A journey in service: Study abroad students help Costa Rican orphanage
Professor Suzanne Duff, department chair for Human Services programs at Palm Beach State College, and 12 students returned June 7 from a study abroad trip to Costa Rica, exhausted yet elated.
The nine-day journey was the third annual summer trip led by Duff, designed to give PBSC students a hands-on experience serving those in need in another culture. On this trip, Duff and the students worked at a remote orphanage or hogarsito (“little home”) for boys ages 8 and up. Every day the students commuted nearly two hours each way from their lodge near the Arenal Volcano. They were asked to go to this particular hogarsito because it rarely gets visitors or volunteers and had the most need.
Read entries from Duff’s journal of the trip:
“The first day we met with a psychologist at the hogarsito who is affiliated with PANI, Costa Rica’s social services agency. PANI is similar to our Florida Department of Children and Families. When children here are abused and/or neglected, PANI intervenes and places them in safer circumstances like a hogarsito. The psychologist told our students about each boy and why they are here. Some of the stories were hard to hear but gave our students insight into cultural practices and therapeutic interventions that are used in Costa Rica. I was so thankful that the psychologist was transparent with them about each boy and their situation, as it affected our students and motivated them to make good use of our time. Many of the boys, she said, have obvious scars.
We met many of the boys and had time to play with and interact with them. We can’t wait to go back to see them tomorrow.
After our day at the hogarsito, we visited the Arenal Volcano National Park and the volcano’s hot springs, which was really fun!
This morning I sat outside at our lodge with a cup of coffee, and 5-8 monkeys swung through the trees right by my room. We are truly in the jungle!
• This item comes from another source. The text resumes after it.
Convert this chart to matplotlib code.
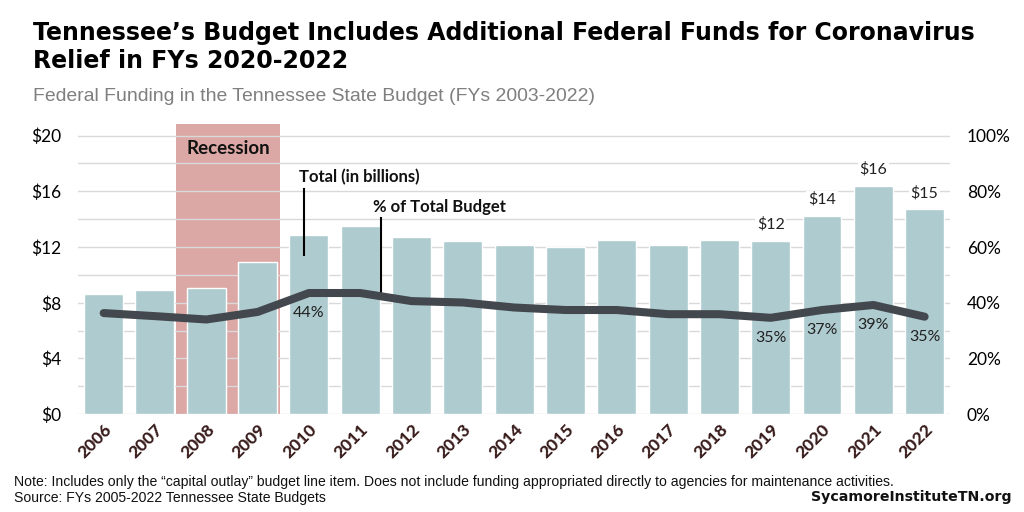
import matplotlib
matplotlib.use("Agg")
import matplotlib.pyplot as plt
from matplotlib.ticker import FixedLocator

# ---- data ----
years = ["2006", "2007", "2008", "2009", "2010", "2011", "2012", "2013", "2014",
         "2015", "2016", "2017", "2018", "2019", "2020", "2021", "2022"]
federal_billions = [8.64, 8.93, 9.07, 10.94, 12.87, 13.52, 12.73, 12.44, 12.15,
                    12.0, 12.5, 12.16, 12.5, 12.45, 14.2, 16.4, 14.7]
pct_of_budget = [36.3, 35.2, 34.0, 36.7, 43.5, 43.5, 40.6, 40.1, 38.3,
                 37.4, 37.4, 35.9, 35.9, 34.6, 37.4, 39.2, 35.0]
dollar_label_years = ["2019", "2020", "2021", "2022"]
pct_label_years = ["2010", "2019", "2020", "2021", "2022"]
left_ticks = [0, 4, 8, 12, 16, 20]
left_tick_labels = ["$0", "$4", "$8", "$12", "$16", "$20"]
right_ticks = [0, 20, 40, 60, 80, 100]
right_tick_labels = ["0%", "20%", "40%", "60%", "80%", "100%"]
recession_years = ["2008", "2009"]

BAR = "#aecbcf"
LINE = "#42484d"
REC = "#dba8a5"
GRID = "#d9d9d9"
TICK = "#3a1d1d"

fig = plt.figure(figsize=(10.24, 5.12), dpi=100)
ax = fig.add_axes([0.0762, 0.191, 0.8518, 0.567])
x = list(range(len(years)))
ymax = 20.84

# recession shading
i0 = years.index(recession_years[0])
i1 = years.index(recession_years[-1])
ax.axvspan(i0 - 0.585, i1 + 0.44, color=REC, zorder=0, lw=0)

# grid every $2
for g in range(0, 21, 2):
    ax.axhline(g, color=GRID, lw=1, zorder=0.5)

ax.bar(x, federal_billions, width=0.76, color=BAR, edgecolor="white",
       linewidth=1, zorder=2)

ax.set_xlim(-0.5, len(years) - 0.5)
ax.set_ylim(0, ymax)
ax.yaxis.set_major_locator(FixedLocator(left_ticks))
ax.set_yticklabels(left_tick_labels, fontsize=12.5, family="Lato")
ax.set_xticks(x)
ax.set_xticklabels(years, rotation=45, ha="right", rotation_mode="anchor",
                   fontsize=12.5, fontweight=900, color=TICK, family="Lato")
ax.tick_params(axis="both", length=0)
ax.tick_params(axis="x", pad=5)
ax.tick_params(axis="y", pad=12)
for s in ax.spines.values():
    s.set_visible(False)

ax2 = ax.twinx()
ax2.set_ylim(0, ymax * 5)
ax2.plot(x, pct_of_budget, color=LINE, lw=5.8, solid_capstyle="round",
         solid_joinstyle="round", zorder=3)
ax2.yaxis.set_major_locator(FixedLocator(right_ticks))
ax2.set_yticklabels(right_tick_labels, fontsize=12.5, family="Lato")
ax2.tick_params(axis="y", length=0, pad=12)
for s in ax2.spines.values():
    s.set_visible(False)

# data labels
for yr in dollar_label_years:
    i = years.index(yr)
    ax.annotate(f"${federal_billions[i]:.0f}", (i, federal_billions[i]),
                xytext=(0, 12), textcoords="offset points", ha="center",
                va="center", fontsize=11.5, family="Lato", color="#222222",
                zorder=5, bbox=dict(boxstyle="square,pad=0.1", fc="white", ec="none"))
for yr in pct_label_years:
    i = years.index(yr)
    ax2.annotate(f"{pct_of_budget[i]:.0f}%", (i, pct_of_budget[i]),
                 xytext=(0, -14.5), textcoords="offset points", ha="center",
                 va="center", fontsize=11.5, family="Lato", color="#222222", zorder=5)

# annotations
ax.text((i0 + i1) / 2 - 0.07, 19.1, "Recession", ha="center", va="center",
        fontsize=13.5, fontweight="bold", family="Lato", color="#111111")
ax.text(3.80, 17.0, "Total (in billions)", ha="left", va="center",
        fontsize=12, fontweight="bold", family="Lato", color="#111111")
ax.plot([3.91, 3.91], [16.17, 11.44], color="black", lw=1.5, zorder=4)
ax.text(5.24, 14.9, "% of Total Budget", ha="left", va="center",
        fontsize=12, fontweight="bold", family="Lato", color="#111111")
ax.plot([5.41, 5.41], [14.09, 8.35], color="black", lw=1.5, zorder=4)

# titles and notes
texts_to_fit = []
t1 = fig.text(0.032, 0.935, "Tennessee\u2019s Budget Includes Additional Federal Funds for Coronavirus",
              fontsize=18, fontweight="bold", family=["DejaVu Sans"], va="center", color="black")
texts_to_fit.append((t1, 942))
t2 = fig.text(0.032, 0.880, "Relief in FYs 2020-2022",
              fontsize=18, fontweight="bold", family=["DejaVu Sans"], va="center", color="black")
t3 = fig.text(0.032, 0.812, "Federal Funding in the Tennessee State Budget (FYs 2003-2022)",
              fontsize=13, family=["Liberation Sans"], va="center", color="#7f7f7f")
texts_to_fit.append((t3, 559))
n1 = fig.text(0.014, 0.058, "Note: Includes only the \u201ccapital outlay\u201d budget line item. Does not include funding appropriated directly to agencies for maintenance activities.",
              fontsize=9.5, family=["Liberation Sans Narrow", "Liberation Sans"], va="center", color="#111111")
texts_to_fit.append((n1, 878))
n2 = fig.text(0.014, 0.027, "Source: FYs 2005-2022 Tennessee State Budgets",
              fontsize=9.5, family=["Liberation Sans Narrow", "Liberation Sans"], va="center", color="#111111")
logo = fig.text(0.988, 0.030, "SycamoreInstituteTN.org", fontsize=12, fontweight="bold",
                family=["DejaVu Sans"], ha="right", va="center", color="#111111")
texts_to_fit.append((logo, 201))

renderer = fig.canvas.get_renderer()
for t, target in texts_to_fit:
    w = t.get_window_extent(renderer).width
    t.set_fontsize(t.get_fontsize() * target / w)
t2.set_fontsize(t1.get_fontsize())
n2.set_fontsize(n1.get_fontsize())

fig.savefig("out.png", dpi=100)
We’re still doing well here in Costa Rica. For the last three days we have done service work at the hogarsito. The orphanage director asked us to repair and paint the fence that surrounds the property as well as their small basketball area. The thick vegetation had damaged the fence, which was a safety issue, so we cut the vegetation and scraped, pressure washed and painted the fence. We have also spent quality time with each of the boys.
Cassandra Wilbanks, an associate professor for PBSC’s Child Care programs, organized a drive to provide supplies for our hogarsito. Her students collected so much that each student on our trip brought a second checked bag full of diapers, school supplies, clothes and other items. These donations were divided by our students into four piles: one for our hogarsito, one for the village school, one for a hogarsito we will visit today with smaller children and babies, and a final pile for the village we worked in during last year’s study abroad trip. What a joy it is for me to see our College and students provide for so many people.
Today we will spend a fun and final day with our boys at the hogarsito. They asked for a pizza party, so we will bring them pizza! After lunch they will bring our students to their local lookout. We will also visit the other hogarsito to bring them supplies. The psychologist told us that the boys have written us a letter, so I’m sure that will be a special experience for our students.
We made it home safely last night. We had a great last day at the hogarsito. After lunch, the boys took us to their village overlook. From there you could see all the way to Nicaragua! When we got back we said our goodbyes to the boys and took a group picture.
A few of the boys asked our Spanish-speaking student if she would consider adopting them. As you can imagine, the bus ride back to the lodge was full of tears. I think our work at the hogarsito deeply affected not only our students, but also the precious boys who live there.
This experience gave life-changing opportunities to our students. It allows them to see the boundaries they place on their own lives and gives them the motivation they need to make a difference in the world.”